* EXERCISE PROMPT
Leave out the pictures and transcribe everything else exactly.

* DATASET CONTENT
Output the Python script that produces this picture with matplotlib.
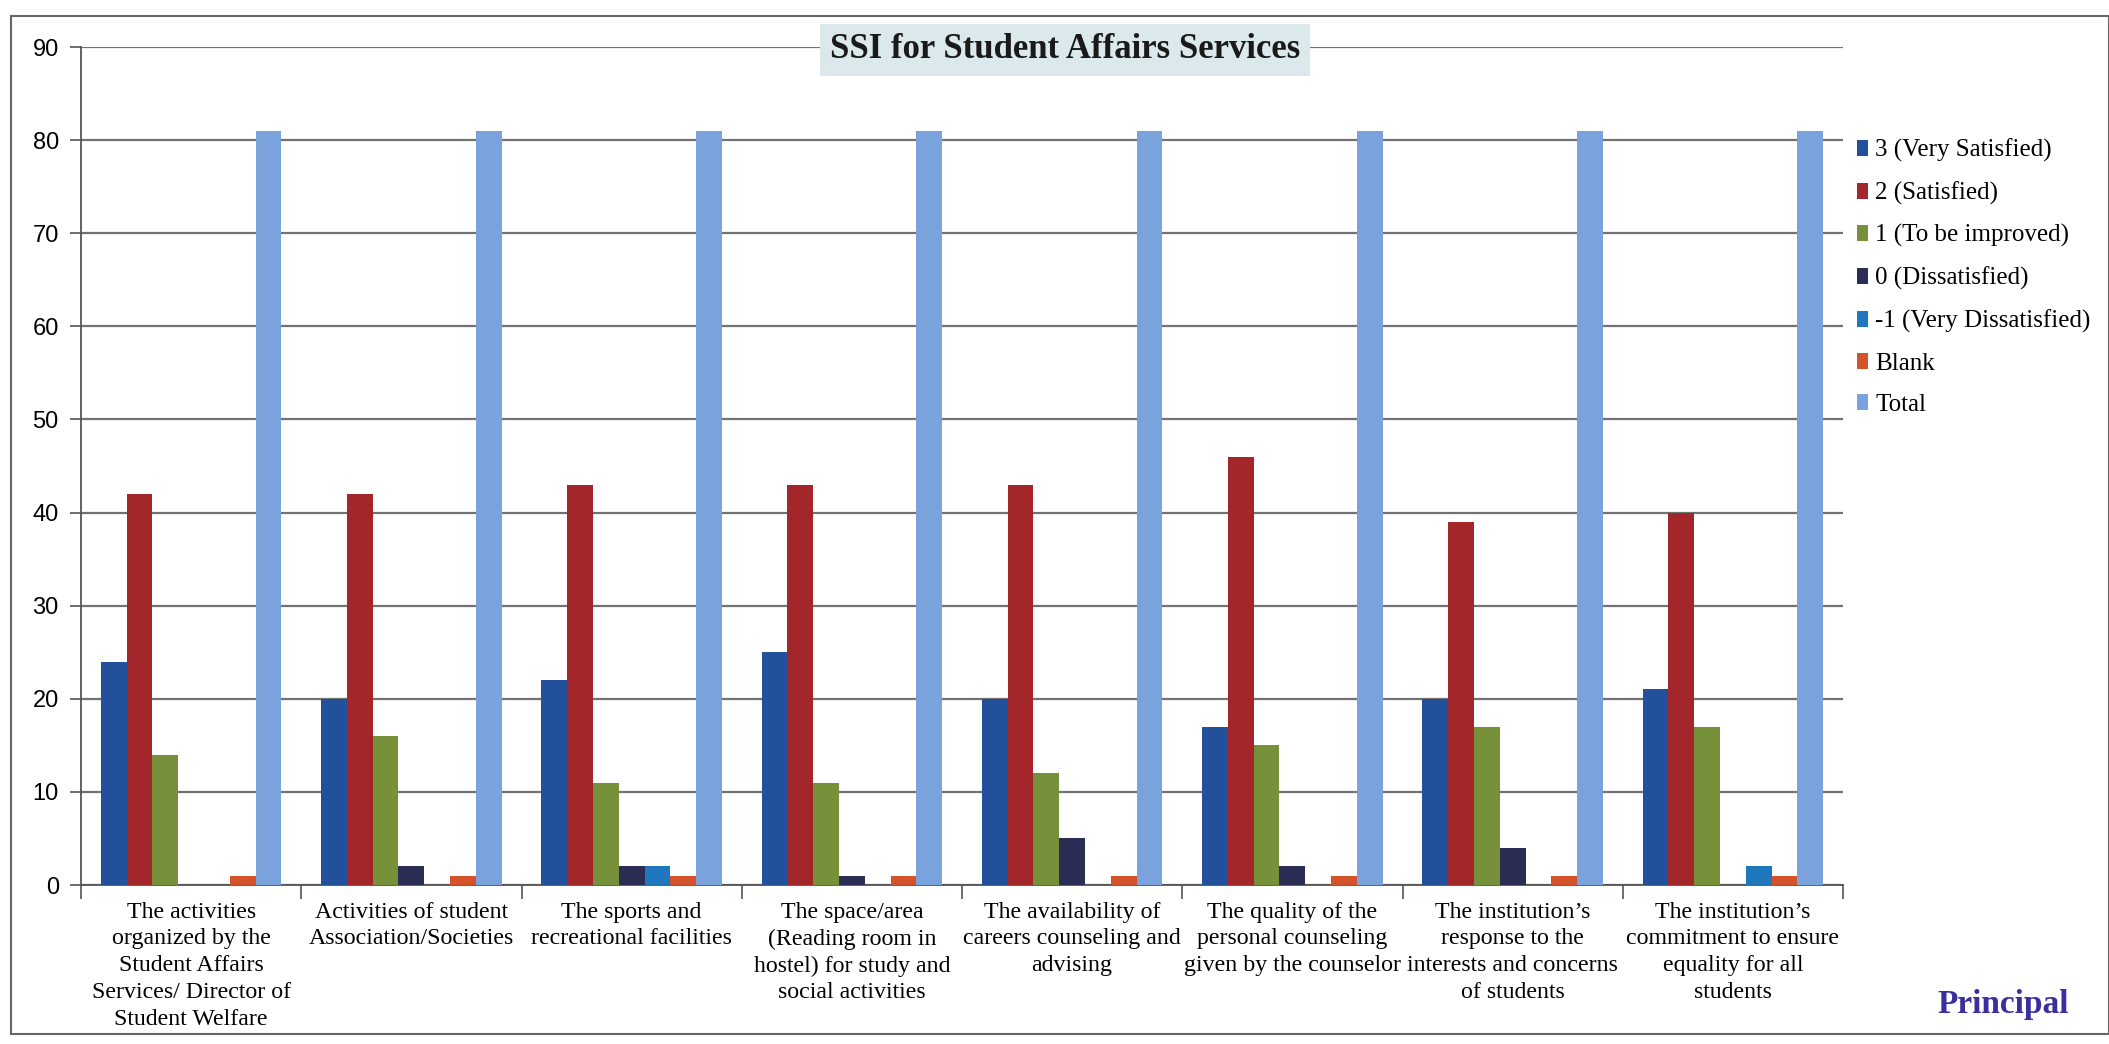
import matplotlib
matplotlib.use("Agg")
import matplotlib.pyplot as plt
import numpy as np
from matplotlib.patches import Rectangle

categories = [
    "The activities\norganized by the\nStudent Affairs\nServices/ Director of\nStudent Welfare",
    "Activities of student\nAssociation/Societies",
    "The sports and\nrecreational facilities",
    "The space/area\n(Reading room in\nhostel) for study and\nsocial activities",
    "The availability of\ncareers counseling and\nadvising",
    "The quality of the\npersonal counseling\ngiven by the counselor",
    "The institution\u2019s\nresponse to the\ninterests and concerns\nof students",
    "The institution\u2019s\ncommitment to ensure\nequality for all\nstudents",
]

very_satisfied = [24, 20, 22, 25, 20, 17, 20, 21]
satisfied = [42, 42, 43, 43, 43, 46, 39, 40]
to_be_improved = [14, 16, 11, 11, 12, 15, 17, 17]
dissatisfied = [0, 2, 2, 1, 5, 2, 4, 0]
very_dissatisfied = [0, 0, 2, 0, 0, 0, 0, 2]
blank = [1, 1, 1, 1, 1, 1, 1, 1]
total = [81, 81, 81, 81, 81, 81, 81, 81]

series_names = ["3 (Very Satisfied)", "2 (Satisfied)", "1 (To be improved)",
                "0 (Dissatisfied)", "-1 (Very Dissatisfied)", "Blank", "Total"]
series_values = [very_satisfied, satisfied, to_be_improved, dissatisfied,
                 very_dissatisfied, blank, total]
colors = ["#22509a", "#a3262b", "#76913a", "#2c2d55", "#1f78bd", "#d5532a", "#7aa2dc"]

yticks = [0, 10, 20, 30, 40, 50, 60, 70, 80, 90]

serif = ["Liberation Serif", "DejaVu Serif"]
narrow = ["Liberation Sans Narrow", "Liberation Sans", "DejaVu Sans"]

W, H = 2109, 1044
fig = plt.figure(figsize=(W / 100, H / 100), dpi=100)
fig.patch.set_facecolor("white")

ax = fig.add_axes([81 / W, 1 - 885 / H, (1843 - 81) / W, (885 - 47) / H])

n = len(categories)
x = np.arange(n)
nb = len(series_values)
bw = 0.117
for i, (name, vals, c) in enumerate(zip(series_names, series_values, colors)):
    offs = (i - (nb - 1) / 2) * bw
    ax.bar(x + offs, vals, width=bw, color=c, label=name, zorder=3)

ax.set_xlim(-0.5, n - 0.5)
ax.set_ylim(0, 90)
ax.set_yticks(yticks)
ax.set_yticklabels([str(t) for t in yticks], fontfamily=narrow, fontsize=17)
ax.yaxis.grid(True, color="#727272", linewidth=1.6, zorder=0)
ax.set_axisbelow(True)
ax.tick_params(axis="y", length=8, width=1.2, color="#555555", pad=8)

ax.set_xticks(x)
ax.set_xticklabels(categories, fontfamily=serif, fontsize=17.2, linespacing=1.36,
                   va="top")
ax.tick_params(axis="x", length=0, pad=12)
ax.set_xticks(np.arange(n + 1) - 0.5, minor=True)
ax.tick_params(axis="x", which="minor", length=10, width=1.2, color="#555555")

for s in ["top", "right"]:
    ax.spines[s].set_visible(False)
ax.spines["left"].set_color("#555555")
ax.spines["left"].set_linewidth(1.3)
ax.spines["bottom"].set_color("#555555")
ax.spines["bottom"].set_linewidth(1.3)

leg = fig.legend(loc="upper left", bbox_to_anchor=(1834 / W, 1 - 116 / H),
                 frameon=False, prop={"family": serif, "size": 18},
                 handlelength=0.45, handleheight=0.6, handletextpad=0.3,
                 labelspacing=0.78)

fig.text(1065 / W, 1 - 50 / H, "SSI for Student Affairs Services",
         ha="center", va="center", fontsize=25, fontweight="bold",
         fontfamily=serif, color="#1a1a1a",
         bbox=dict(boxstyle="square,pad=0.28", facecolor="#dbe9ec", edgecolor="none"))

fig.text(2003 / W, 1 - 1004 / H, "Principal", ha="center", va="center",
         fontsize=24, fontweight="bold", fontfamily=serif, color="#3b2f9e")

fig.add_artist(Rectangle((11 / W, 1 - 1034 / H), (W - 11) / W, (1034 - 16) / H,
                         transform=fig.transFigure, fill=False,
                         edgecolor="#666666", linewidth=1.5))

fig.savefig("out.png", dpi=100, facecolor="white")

* WORKED SOLUTION
Output the Python script that produces this picture with matplotlib.
import matplotlib
matplotlib.use("Agg")
import matplotlib.pyplot as plt
import numpy as np
from matplotlib.patches import Rectangle

categories = [
    "The activities\norganized by the\nStudent Affairs\nServices/ Director of\nStudent Welfare",
    "Activities of student\nAssociation/Societies",
    "The sports and\nrecreational facilities",
    "The space/area\n(Reading room in\nhostel) for study and\nsocial activities",
    "The availability of\ncareers counseling and\nadvising",
    "The quality of the\npersonal counseling\ngiven by the counselor",
    "The institution\u2019s\nresponse to the\ninterests and concerns\nof students",
    "The institution\u2019s\ncommitment to ensure\nequality for all\nstudents",
]

very_satisfied = [24, 20, 22, 25, 20, 17, 20, 21]
satisfied = [42, 42, 43, 43, 43, 46, 39, 40]
to_be_improved = [14, 16, 11, 11, 12, 15, 17, 17]
dissatisfied = [0, 2, 2, 1, 5, 2, 4, 0]
very_dissatisfied = [0, 0, 2, 0, 0, 0, 0, 2]
blank = [1, 1, 1, 1, 1, 1, 1, 1]
total = [81, 81, 81, 81, 81, 81, 81, 81]

series_names = ["3 (Very Satisfied)", "2 (Satisfied)", "1 (To be improved)",
                "0 (Dissatisfied)", "-1 (Very Dissatisfied)", "Blank", "Total"]
series_values = [very_satisfied, satisfied, to_be_improved, dissatisfied,
                 very_dissatisfied, blank, total]
colors = ["#22509a", "#a3262b", "#76913a", "#2c2d55", "#1f78bd", "#d5532a", "#7aa2dc"]

yticks = [0, 10, 20, 30, 40, 50, 60, 70, 80, 90]

serif = ["Liberation Serif", "DejaVu Serif"]
narrow = ["Liberation Sans Narrow", "Liberation Sans", "DejaVu Sans"]

W, H = 2109, 1044
fig = plt.figure(figsize=(W / 100, H / 100), dpi=100)
fig.patch.set_facecolor("white")

ax = fig.add_axes([81 / W, 1 - 885 / H, (1843 - 81) / W, (885 - 47) / H])

n = len(categories)
x = np.arange(n)
nb = len(series_values)
bw = 0.117
for i, (name, vals, c) in enumerate(zip(series_names, series_values, colors)):
    offs = (i - (nb - 1) / 2) * bw
    ax.bar(x + offs, vals, width=bw, color=c, label=name, zorder=3)

ax.set_xlim(-0.5, n - 0.5)
ax.set_ylim(0, 90)
ax.set_yticks(yticks)
ax.set_yticklabels([str(t) for t in yticks], fontfamily=narrow, fontsize=17)
ax.yaxis.grid(True, color="#727272", linewidth=1.6, zorder=0)
ax.set_axisbelow(True)
ax.tick_params(axis="y", length=8, width=1.2, color="#555555", pad=8)

ax.set_xticks(x)
ax.set_xticklabels(categories, fontfamily=serif, fontsize=17.2, linespacing=1.36,
                   va="top")
ax.tick_params(axis="x", length=0, pad=12)
ax.set_xticks(np.arange(n + 1) - 0.5, minor=True)
ax.tick_params(axis="x", which="minor", length=10, width=1.2, color="#555555")

for s in ["top", "right"]:
    ax.spines[s].set_visible(False)
ax.spines["left"].set_color("#555555")
ax.spines["left"].set_linewidth(1.3)
ax.spines["bottom"].set_color("#555555")
ax.spines["bottom"].set_linewidth(1.3)

leg = fig.legend(loc="upper left", bbox_to_anchor=(1834 / W, 1 - 116 / H),
                 frameon=False, prop={"family": serif, "size": 18},
                 handlelength=0.45, handleheight=0.6, handletextpad=0.3,
                 labelspacing=0.78)

fig.text(1065 / W, 1 - 50 / H, "SSI for Student Affairs Services",
         ha="center", va="center", fontsize=25, fontweight="bold",
         fontfamily=serif, color="#1a1a1a",
         bbox=dict(boxstyle="square,pad=0.28", facecolor="#dbe9ec", edgecolor="none"))

fig.text(2003 / W, 1 - 1004 / H, "Principal", ha="center", va="center",
         fontsize=24, fontweight="bold", fontfamily=serif, color="#3b2f9e")

fig.add_artist(Rectangle((11 / W, 1 - 1034 / H), (W - 11) / W, (1034 - 16) / H,
                         transform=fig.transFigure, fill=False,
                         edgecolor="#666666", linewidth=1.5))

fig.savefig("out.png", dpi=100, facecolor="white")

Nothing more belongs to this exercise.